Eye Contact ****

© National

L’homme fin au regard fuyant qui se faufile dans les rues et les transports en commun de cette grande métropole vaguement new-yorkaise n’a pas de nom, mais il n’en a pas besoin. Il ne communique pas. Il suit, file, observe puis dessine, en respectant la règle de tous les détectives-dessinateurs en cours de filature: surtout pas, jamais, de “eye contact”, de contact visuel. “Ne jamais croiser le regard de la personne suivie. Dans ce cas, son cerveau enregistre votre visage et si elle vous recroise, elle vous reconnaîtra.” C’est hors de question pour cet observateur qui garde le monde à distance pour mieux, croit-il, en scruter et croquer les âmes errantes. “Dessiner, c’est avant tout observer”, et “voir sans être vu”. Jusqu’au jour où il croise accidentellement le regard de celle qu’il n’arrive pas à dessiner, une boule d’énergie aux antipodes de sa réserve, qui s’invente un monde avec deux points dessinés sur la main, qui n’hésite pas à crier dans la foule et qui ne compte, pour seul refuge, que son excentricité. Son monde à lui va basculer, le chasseur va devenir proie, et le dessin, soudain, s’avérer “trop faible pour vraiment capturer le lien qui nous lie”…

© National

Premier roman graphique plutôt original du Suisse Simon Beuret, Eye Contact devrait effectivement taper dans l’œil des amateurs, qu’ils soient de romance subtile ou de “discours sur le dessin”, puisqu’il s’agit bien de ça: la solitude du praticien, l’obsession de la pratique artistique, et puis cette quête du trait juste, plus que parfait.
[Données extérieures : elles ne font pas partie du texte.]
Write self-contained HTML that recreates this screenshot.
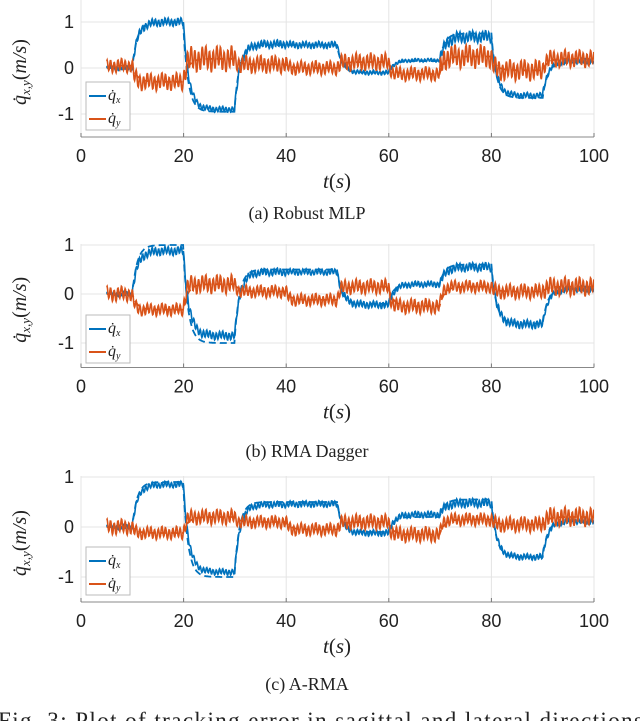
<!DOCTYPE html>
<html><head><meta charset="utf-8"><style>
body{margin:0;background:#fff;width:640px;height:721px;overflow:hidden}
svg{display:block}
</style></head><body>
<svg id="fig" width="640" height="721" xmlns="http://www.w3.org/2000/svg" font-family="Liberation Sans, sans-serif"></svg>
<script>
// segment boundaries (s)
const segStarts=[5,10,20,30,40,50,60,70,80,90];
const xTicks=[0,20,40,60,80,100];
const yTicks=[-1,0,1];
// Robust MLP
const cmdX1=[0,1,-0.95,0.5,0.5,-0.1,0.15,0.75,-0.65,0.12];
const actX1=[0,1.0,-0.9,0.52,0.5,-0.1,0.17,0.68,-0.6,0.15];
const actY1=[0.05,-0.3,0.2,0.08,0,0.13,-0.13,0.25,-0.05,0.2];
const ampX1=[0.04,0.07,0.05,0.07,0.06,0.04,0.03,0.1,0.05,0.05];
const ampY1=[0.12,0.15,0.22,0.15,0.12,0.15,0.12,0.2,0.18,0.15];
// RMA Dagger
const cmdX2=[0,1,-1,0.5,0.5,-0.2,0.2,0.6,-0.6,0.1];
const actX2=[0,0.88,-0.85,0.45,0.45,-0.22,0.2,0.55,-0.62,0.1];
const actY2=[0,-0.32,0.2,0.05,-0.12,0.15,-0.25,0.15,0.05,0.15];
const ampX2=[0.04,0.07,0.07,0.06,0.05,0.06,0.05,0.07,0.07,0.05];
const ampY2=[0.12,0.1,0.15,0.1,0.1,0.12,0.12,0.1,0.12,0.15];
// A-RMA
const cmdX3=[0,0.9,-1,0.5,0.5,-0.1,0.2,0.55,-0.6,0.12];
const actX3=[0,0.85,-0.9,0.45,0.46,-0.12,0.25,0.48,-0.6,0.12];
const actY3=[0,-0.12,0.2,0.1,-0.05,0.1,-0.15,0.15,0.05,0.2];
const ampX3=[0.04,0.05,0.05,0.05,0.05,0.05,0.05,0.07,0.05,0.05];
const ampY3=[0.12,0.1,0.12,0.1,0.1,0.12,0.12,0.1,0.12,0.15];

const NS="http://www.w3.org/2000/svg";
const svg=document.getElementById('fig');
function mk(tag,attrs,parent){const e=document.createElementNS(NS,tag);for(const k in attrs)e.setAttribute(k,attrs[k]);(parent||svg).appendChild(e);return e;}
const X0=81,X1=594;
function xs(t){return X0+(t-0)/(100)*(X1-X0);}
function segVal(arr,t){let i=0;for(let k=0;k<segStarts.length;k++)if(t>=segStarts[k])i=k;return i;}
function series(levels,amps,f1,phase,tau){
  const pts=[];let cur=0;
  for(let t=5;t<=100.001;t+=0.08){
    const i=segVal(levels,t);
    const target=levels[i];
    cur+= (target-cur)*(0.08/tau);
    const a=amps[i];
    const r=a*Math.sin(2*Math.PI*f1*t+phase)+a*0.35*Math.sin(2*Math.PI*0.37*t+phase*2);
    pts.push([t,cur+r]);
  }
  return pts;
}
function cmdSeries(levels){
  const pts=[];let cur=0;
  for(let t=5;t<=100.001;t+=0.1){const i=segVal(levels,t);cur+=(levels[i]-cur)*0.1;pts.push([t,cur]);}
  return pts;
}
function plot(cfg){
  const g=mk('g',{});
  
  
  const ys=v=>cfg.y0-v*cfg.k;
  const top=ys(cfg.ymax),bot=ys(-1.5);
  const clipId='c'+cfg.name;
  const cp=mk('clipPath',{id:clipId},g);mk('rect',{x:X0,y:top,width:X1-X0,height:bot-top},cp);
  xTicks.forEach(t=>{const l=mk('line',{x1:xs(t),x2:xs(t),y1:top,y2:bot,stroke:'#e4e4e4','stroke-width':1},g);});
  yTicks.forEach(v=>{const l=mk('line',{x1:X0,x2:X1,y1:ys(v),y2:ys(v),stroke:'#e4e4e4','stroke-width':1},g);});
  const ax=mk('line',{x1:X0,x2:X1,y1:bot,y2:bot,stroke:'#888','stroke-width':1},g);
  
  xTicks.forEach(t=>{mk('line',{x1:xs(t),x2:xs(t),y1:bot,y2:bot-4,stroke:'#777'},g);
    const tx=mk('text',{x:xs(t),y:bot+25,'font-size':18,'text-anchor':'middle',fill:'#222'},g);tx.textContent=t;
    });
  yTicks.forEach(v=>{const tx=mk('text',{x:74,y:ys(v)+6,'font-size':18,'text-anchor':'end',fill:'#222'},g);tx.textContent=v;
    });
  const lines=mk('g',{'clip-path':'url(#'+clipId+')'},g);
  const path=(pts,color,dash,w)=>mk('path',{d:'M'+pts.map(q=>xs(q[0]).toFixed(1)+','+ys(q[1]).toFixed(1)).join('L'),fill:'none',stroke:color,'stroke-width':w,'stroke-dasharray':dash||'none'},lines);
  const cx=path(cmdSeries(cfg.cmdX),'#0072BD','7,4',1.8);
  const cy=path(cmdSeries(cfg.actY),'#D95319','7,4',1.8);
  const px=path(series(cfg.actX,cfg.ampX,1.6,0.3,1.1),'#0072BD',null,1.6);
  const py=path(series(cfg.actY,cfg.ampY,1.4,1.1,0.5),'#D95319',null,1.6);
  const yl=mk('text',{transform:`translate(26,${(top+bot)/2+4}) rotate(-90)`,'font-size':20,'text-anchor':'middle','font-family':'Liberation Serif, serif','font-style':'italic',fill:'#222'},g);
  yl.innerHTML='q̇<tspan font-size="13" dy="4">x,y</tspan><tspan dy="-4" font-style="normal">(</tspan>m/s<tspan font-style="normal">)</tspan>';
  
  const xl=mk('text',{x:337,y:bot+51,'font-size':21,'text-anchor':'middle','font-family':'Liberation Serif, serif','font-style':'italic',fill:'#222'},g);
  xl.innerHTML='t<tspan font-style="normal">(</tspan>s<tspan font-style="normal">)</tspan>';
  
  const lg=mk('g',{},g);
  mk('rect',{x:86,y:cfg.ly,width:44,height:48,fill:'#fff',stroke:'#bbb'},lg);
  [['#0072BD','x',14],['#D95319','y',37]].forEach(([c,s,dy])=>{
    const e=mk('g',{},lg);
    mk('line',{x1:89,x2:106,y1:cfg.ly+dy,y2:cfg.ly+dy,stroke:c,'stroke-width':2},e);
    const t=mk('text',{x:108,y:cfg.ly+dy+4,'font-size':16,'font-family':'Liberation Serif, serif','font-style':'italic',fill:'#222'},e);
    t.innerHTML='q̇<tspan font-size="10" dy="3">'+s+'</tspan>';
  });
  const cap=mk('text',{x:307,y:cfg.capY,'font-size':18,'text-anchor':'middle','font-family':'Liberation Serif, serif',fill:'#222'},g);
  cap.textContent=cfg.caption;
}
plot({name:'robust-mlp-plot',y0:68,k:46,ymax:1.5,cmdX:cmdX1,actX:actX1,actY:actY1,ampX:ampX1,ampY:ampY1,ly:82,capY:219,caption:'(a) Robust MLP'});
plot({name:'rma-dagger-plot',y0:294,k:49,ymax:1.02,cmdX:cmdX2,actX:actX2,actY:actY2,ampX:ampX2,ampY:ampY2,ly:315,capY:457,caption:'(b) RMA Dagger'});
plot({name:'a-rma-plot',y0:527,k:50,ymax:1.02,cmdX:cmdX3,actX:actX3,actY:actY3,ampX:ampX3,ampY:ampY3,ly:547,capY:690,caption:'(c) A-RMA'});
const fc=mk('text',{x:-2,y:728,'font-size':23,'font-family':'Liberation Serif, serif',fill:'#222',textLength:645,lengthAdjust:'spacing'});
fc.textContent='Fig. 3: Plot of tracking error in sagittal and lateral directions';

</script>
</body></html>
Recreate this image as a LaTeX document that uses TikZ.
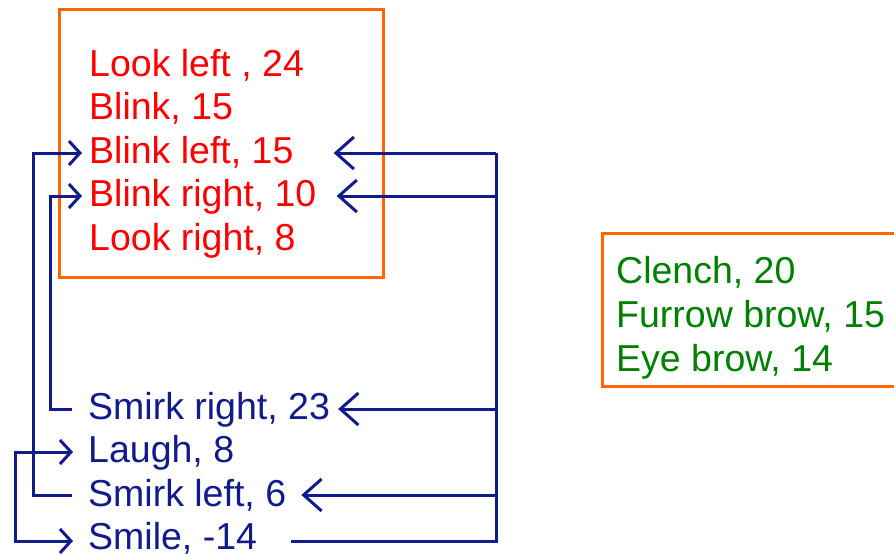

Les meilleurs pages sont d’ailleurs celles directement vouées à ce “récit dans le récit”, plein d’onirisme et de poésie. Une poésie rehaussée par cette bichromie maligne, ni diurne ni nocturne, qui plonge le récit dans une atmosphère planante et vaporeuse, aussi légère qu’un trait de plume.

de Simon Beuret, éditions Atrabile, 168 pages.